2. Explain how the source verified this information.

Regarding this incident, the female farm owner worries that if BGF Officer [Battalion Commander] Lah Thay continues mining [in the same area] the cliff will completely erode and destroy her farm. Therefore, she told me what she saw and the information is true.

Part 3 – Complete Description of the Incident

Describe the Incident(s) in complete detail. For each incident, be sure to include 1) when the incident happened, 2) where it happened, 3) what happened, 4) how it happened, 5) who was involved, and 6) why it happened. Also describe any villager response(s) to the incident, the aftermath and the current living situation of the victims. Please use the space prepared below, and create an attachment if needed.

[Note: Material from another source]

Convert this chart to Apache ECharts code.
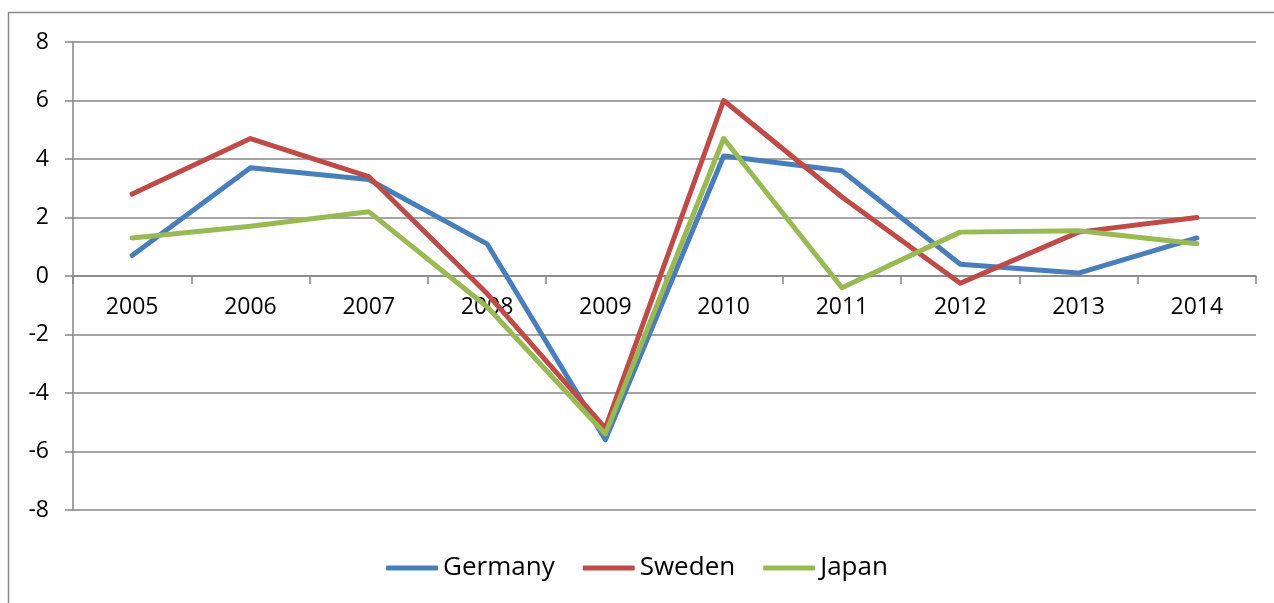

The incident happened on March 1st 2013, beside M--- village, usually called S--- [by local people]. BGF Officer [Battalion Commander] Lah Thay went to mine stone and rock to sell to road construction [companies]. He hired Burmese people to come and split the stone. He hires them for daily [labour] and pays them per basket. The place which is shown in the photos [below] is located above Naw T---’s farm and is where they started working. If they continue to mine there, the entire cliff will erode and damage [Naw T---‘s] farm. Lay Hkaw Htees are farms that are located along the bottom of a cliff. Those farms are not owned by one person, instead there are many owners. They [farmers] work on them one [villager] per plot. The other land owners [next to Naw T---’s plot] are also worried, [as their plots were damaged too]. This land owner [Naw T---] tried to report it to the village leaders and the [local] BGF leader whom she knows. She asked people [village elders] to assist her to tell the BGF Officer [Battalion Commander] Lah Thay to consider [the damage done] and provide fair compensation for her farm. However, I have not heard any answer [about whether they will receive compensation] yet. They [villagers] all said that they would find a way to get compensation for their farms [which were damaged]. Moreover, all of the farm owners would gather together and go to the BGF’s top leaders. For their security, they will rely on some BGF leaders whom they are friendly with and also the village leaders. They will also inform the [local] monk about the incident. This is one of their strategies when they are suffering from difficult [issues].

Part 4 - Permission for Using the Details

Did the victim(s) provide permission to use this information? Explain how that permission was provided.

The farm owners allowed us to use this information. The reason is because currently they are not afraid of the armed actors like they were in the past. So they asked us to help them stop this incident [from happening again] or help them receive compensation. Some farm owners have already attended a village agency workshop conducted by KHRG.[4] They will consider it [the incident] and write up a report and share it in future workshops.

 

Footnotes

[1] KHRG trains community members in eastern Burma/Myanmar to document individual incidents of abuse using a standardised reporting format; conduct interviews with other villagers; and write general updates on the situation in areas with which they are familiar. When writing incident reports, community members are encouraged to document incidents of abuse that they consider to be important, by verifying information from multiple sources, assessing for potential biases and comparing to local trends.

[2] In order to increase the transparency of KHRG methodology and more directly communicate the experiences and perspectives of villagers in eastern Burma/Myanmar, KHRG aims to make all field information received available on the KHRG website once it has been processed and translated, subject only to security considerations. For additional reports categorised by Type, Issue, Location and Year, please see the Related Readings component following each report on KHRG’s Website.

[3] Border Guard Force (BGF) battalions of the Tatmadaw were established in 2010, and they are composed mostly of soldiers from former non-state armed groups, such as older constellations of the DKBA, which have formalised ceasefire agreements with the Burmese government and agreed to transform into battalions within the Tatmadaw. BGF battalions are assigned four digit battalion numbers, whereas regular Tatmadaw infantry or light infantry battalions are identified by two or three-digit battalion numbers.  For more information, see “DKBA officially becomes Border Guard ForceDemocratic Voice of Burma, August 2010, and, “Exploitation and recruitment under the DKBA in Pa’an District,” KHRG, June 2009.

[4] KHRG facilitates village agency workshops at the community level which provide a space for villagers to share their experiences and support their self-protection strategies by gaining knowledge about international human rights standards and available national mechanisms that they can use to claim their rights.